Gene expression changes.
The body remembers.
Even when the mind would rather forget.
~
Eventually, we will have better answers than we do now.
For now, I think humility is required.
We should be cautious about claiming people think themselves sick.
Bodies wear out.
Genes misfire.
Cells mutate.
Damage accumulates.
Illness is not a moral failure.
~
But neither should we ignore the possibility that despair, terror, grief, hope, belonging, and meaning shape us more deeply than we yet understand.
The stories we tell ourselves matter.
Not because they are magic.
Because they become posture.
Breath.
Choices.
Relationships.
Persistence.
The quiet voice that says:
Get up one more time.
~
I don’t know whether consciousness is upstream of the body.

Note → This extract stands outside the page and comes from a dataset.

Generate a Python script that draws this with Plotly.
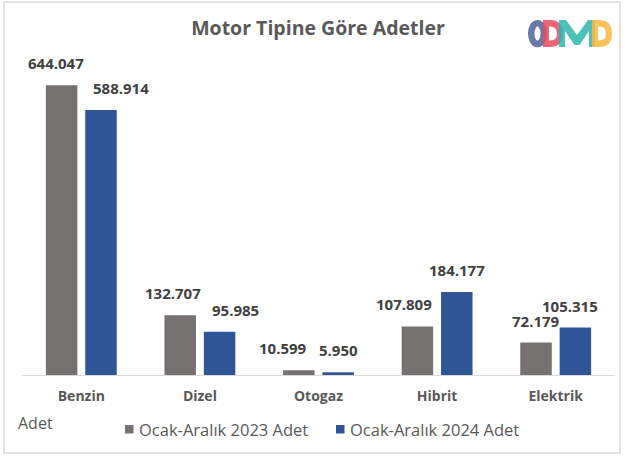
import plotly.graph_objects as go

# Data
categories = ["Benzin", "Dizel", "Otogaz", "Hibrit", "Elektrik"]
adet_2023 = [644047, 132707, 10599, 107809, 72179]
adet_2024 = [588914, 95985, 5950, 184177, 105315]
series_names = ["Ocak-Aralık 2023 Adet", "Ocak-Aralık 2024 Adet"]

# per-label horizontal nudges (px), as placed in the original
nudge_2023 = [-5, -7, -16, -13, 0]
nudge_2024 = [20, 16, 0, 0, -6]

W, H = 625, 456
L, R, T, B = 22, 10, 60, 81
GRAY = "#767171"
BLUE = "#2F5597"
FONT = "Open Sans"


def px(x):
    return (x - L) / (W - L - R)


def py(y):
    return (H - B - y) / (H - T - B)


def pt(x, y):
    return f"{px(x):.5f},{py(y):.5f}"


fig = go.Figure()
fig.add_trace(go.Bar(x=categories, y=adet_2023, name=series_names[0],
                     marker=dict(color=GRAY, line=dict(width=0))))
fig.add_trace(go.Bar(x=categories, y=adet_2024, name=series_names[1],
                     marker=dict(color=BLUE, line=dict(width=0))))


def fmt(v):
    return f"{v:,}".replace(",", ".")


# data labels
for vals, shift, nudges in [(adet_2023, -20, nudge_2023), (adet_2024, 20, nudge_2024)]:
    for c, v, n in zip(categories, vals, nudges):
        fig.add_annotation(x=c, y=v, text=fmt(v), showarrow=False,
                           xshift=shift + n, yshift=10, yanchor="bottom",
                           font=dict(family=FONT, size=15, color="#404040", weight="bold"))

# chart border
fig.add_shape(type="rect", xref="paper", yref="paper",
              x0=px(4), x1=px(620), y0=py(453), y1=py(2),
              line=dict(color="#D9D9D9", width=1.5), layer="below")

# unit label
fig.add_annotation(xref="paper", yref="paper", x=px(16), y=py(423),
                   xanchor="left", yanchor="middle",
                   text="Adet", showarrow=False,
                   font=dict(family=FONT, size=16, color="#595959"))

# legend drawn by hand (square swatch close to the text, as in the original)
for name, col, sx in [(series_names[0], GRAY, 125), (series_names[1], BLUE, 336)]:
    fig.add_shape(type="rect", xref="paper", yref="paper",
                  x0=px(sx), x1=px(sx + 8.5), y0=py(433.5), y1=py(425),
                  fillcolor=col, line=dict(width=0))
    fig.add_annotation(xref="paper", yref="paper", x=px(sx + 12), y=py(429.5),
                       xanchor="left", yanchor="middle", text=name, showarrow=False,
                       font=dict(family=FONT, size=16.5, color="#595959"))


# logo: O D M D as overlapping translucent filled glyphs
def d_glyph(x0):
    outer = (f"M{pt(x0, 20)} L{pt(x0 + 7, 20)} Q{pt(x0 + 20, 20)} {pt(x0 + 20, 33.5)} "
             f"Q{pt(x0 + 20, 47)} {pt(x0 + 7, 47)} L{pt(x0, 47)} Z")
    inner = (f"M{pt(x0 + 6, 26.5)} L{pt(x0 + 6, 40.5)} L{pt(x0 + 7, 40.5)} "
             f"Q{pt(x0 + 14, 40.5)} {pt(x0 + 14, 33.5)} Q{pt(x0 + 14, 26.5)} {pt(x0 + 7, 26.5)} Z")
    return outer + " " + inner


op = 0.85
fig.add_shape(type="circle", xref="paper", yref="paper",
              x0=px(531.2), x1=px(543.8), y0=py(44), y1=py(23.2),
              line=dict(color="#4F6198", width=6.5), opacity=op)
fig.add_shape(type="path", xref="paper", yref="paper", path=d_glyph(543),
              fillcolor="#E84A5F", line=dict(width=0), opacity=op)
m_path = (f"M{pt(559, 47)} L{pt(559, 20)} L{pt(566, 20)} L{pt(577, 35)} L{pt(588, 20)} "
          f"L{pt(595, 20)} L{pt(595, 47)} L{pt(589, 47)} L{pt(589, 31)} L{pt(579.5, 45)} "
          f"L{pt(574.5, 45)} L{pt(565, 31)} L{pt(565, 47)} Z")
fig.add_shape(type="path", xref="paper", yref="paper", path=m_path,
              fillcolor="#2BB8AB", line=dict(width=0), opacity=op)
fig.add_shape(type="path", xref="paper", yref="paper", path=d_glyph(592),
              fillcolor="#F9B73F", line=dict(width=0), opacity=op)

fig.update_layout(
    width=W, height=H,
    margin=dict(l=L, r=R, t=T, b=B),
    paper_bgcolor="white", plot_bgcolor="white",
    title=dict(text="Motor Tipine Göre Adetler", x=318 / W, xanchor="center",
               y=1 - 28 / H, yanchor="middle",
               font=dict(family=FONT, size=19.5, color="#595959", weight="bold")),
    barmode="group", bargap=0.336, bargroupgap=0.2,
    showlegend=False,
    font=dict(family=FONT),
)
fig.update_xaxes(showline=True, linecolor="#D9D9D9", linewidth=1, ticks="",
                 tickfont=dict(family=FONT, size=14, color="#595959", weight="bold"),
                 ticklabelstandoff=8)
fig.update_yaxes(range=[0, 700000], visible=False, showgrid=False)

# page has a default 8px body margin; drop it so the chart sits at the window corner
fig.write_html("out.html", config={"displayModeBar": False},
               post_script="document.body.style.margin='0';")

I do know that despair has buried people before their graves ever did.
And I know that hope has carried some of us through things we should not have survived.
I am one of them.
I think there’s an important truth inside this, but also a place where wellness language can accidentally become harmful if we aren’t careful.
Our thoughts and emotional states absolutely affect the body. Chronic stress, trauma, fear, isolation, grief, hope, safety — all of these measurably influence nervous system regulation, inflammation, sleep, digestion, immune response, pain perception, and more.
The body remembers experience.
But I think it’s important not to oversimplify that into:
“your thoughts create your illness”
or
“your tissue reflects your mindset.”
Because biology is more complicated — and more compassionate — than that.
A person can be deeply kind, grounded, self-aware, and spiritually healthy and still become seriously ill. A child can develop disease without ever having “negative thinking.” Trauma survivors are not manifesting their suffering through mindset failures.
The body is not a moral scoreboard.
What is true is that human beings adapt continuously to internal and external conditions, and those adaptations leave physiological traces over time.
To me, that’s actually more profound than manifestation language.
Not that thought controls reality absolutely —
but that experience, environment, relationship, stress, meaning, connection, and perception all participate in shaping how the body carries life.